EMPLOYMENT APPEAL TRIBUNAL
58 VICTORIA EMBANKMENT, LONDON EC4Y 0DS
             At the Tribunal
             On 5 May 1999

Before

HIS HONOUR JUDGE H J BYRT QC

LORD DAVIES OF COITY CBE

MR J C SHRIGLEY



ANDREW DAY APPELLANT

GLENN JOHNSON RESPONDENT


Transcript of Proceedings

JUDGMENT

PRELIMINARY HEARING

© Copyright 1999


    APPEARANCES

     

    For the Appellant MISS A BEVITT
    (OF COUNSEL)
    APPEARING UNDER
    THE EMPLOYMENT LAW
    APPEAL ADVICE SCHEME
       


     

    JUDGE JOHN BYRT: This is preliminary hearing in an appeal from a decision promulgated on 30th November 1998 of an Employment Tribunal sitting at Birmingham whereby they held that the Employee, Mr Johnson, had been unfairly dismissed. The Employer now appeals. Although it is said that we have extended reasons supporting the Tribunal's decision it is arguable that they are so abbreviated that it is difficult really for anyone to see why the Applicant won or the Employer lost. We think this is a fundamental point which should go forward to a full hearing.

    We have given leave to the Appellant to amend his Notice of Appeal. It sets out a number of grounds of appeal. We think that when this matter goes forward to a full hearing, each of those points set out in the Amended Notice should be considered. By fastening onto the first point we would not wish to be taken to indicate that we are not allowing the appeal to go forward on the basis of the other points as well.

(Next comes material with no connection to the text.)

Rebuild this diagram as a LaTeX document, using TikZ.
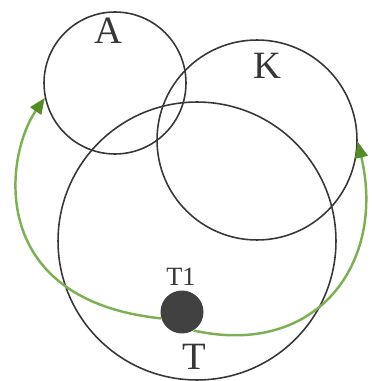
\documentclass[tikz,border=0pt]{standalone}
\usepackage{fontspec}
\setmainfont{Liberation Serif}
\usetikzlibrary{arrows.meta}
\definecolor{ink}{RGB}{55,55,55}
\definecolor{leaf}{RGB}{125,175,85}
\definecolor{leafdark}{RGB}{85,140,40}
\definecolor{dot}{RGB}{65,65,65}
\tikzset{
  ring/.style={circle,draw=ink,line width=0.9pt,minimum size=#1,inner sep=0pt},
  lbl/.style={font=\fontsize{22}{24}\selectfont,text=ink,inner sep=0pt},
  small lbl/.style={font=\fontsize{15}{17}\selectfont,text=ink,inner sep=0pt},
  move/.style={line width=1.4pt,draw=leaf,-{Triangle[length=3.2mm,width=2.6mm,color=leafdark]}},
}

\begin{document}
\begin{tikzpicture}[x=0.02cm,y=-0.02cm]
    \useasboundingbox (0,0) rectangle (371,381);
    % sets
    \node[ring=2.84cm] (A) at (115,83) {};
    \node[ring=4cm] (K) at (257,140) {};
    \node[ring=5.56cm] (T) at (197,241) {};
    \node[lbl] (la) at (108,31) {A};
    \node[lbl] (lk) at (267,66) {K};
    \node[lbl] (lt) at (194,357) {T};
    % element
    \node[circle,fill=dot,minimum size=0.86cm,inner sep=0pt] (t1) at (182,312) {};
    \node[small lbl] (lt1) at (181,277) {T1};
    % moves
    \draw[move] (t1.197) .. controls (-15,300) and (5,155) .. (A.192);
    \draw[move] (t1.-58) .. controls (318,358) and (386,262) .. (K.-1);
\end{tikzpicture}
\end{document}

    There is one point however, which is a matter of concern to us. In the Tribunal's decision it was stated that:

    "If the Applicant has not requested the Tribunal in writing to restore this Application for a further hearing on or before the 1st March of this year, by consent this Application will on that date be treated as having been withdrawn by the Applicant and it will be dismissed."

    Miss Bevitt, who has appeared here under the ELAAS scheme, has no knowledge nor does her client as to whether such Application was made before 1st March 1999. If no such application was made, then there is the real possibility that, administratively, this application has been dismissed. This is something which obviously should be ascertained as soon as possible to save the costs, of bringing this matter back for a full hearing before this Tribunal when it has already been disposed of.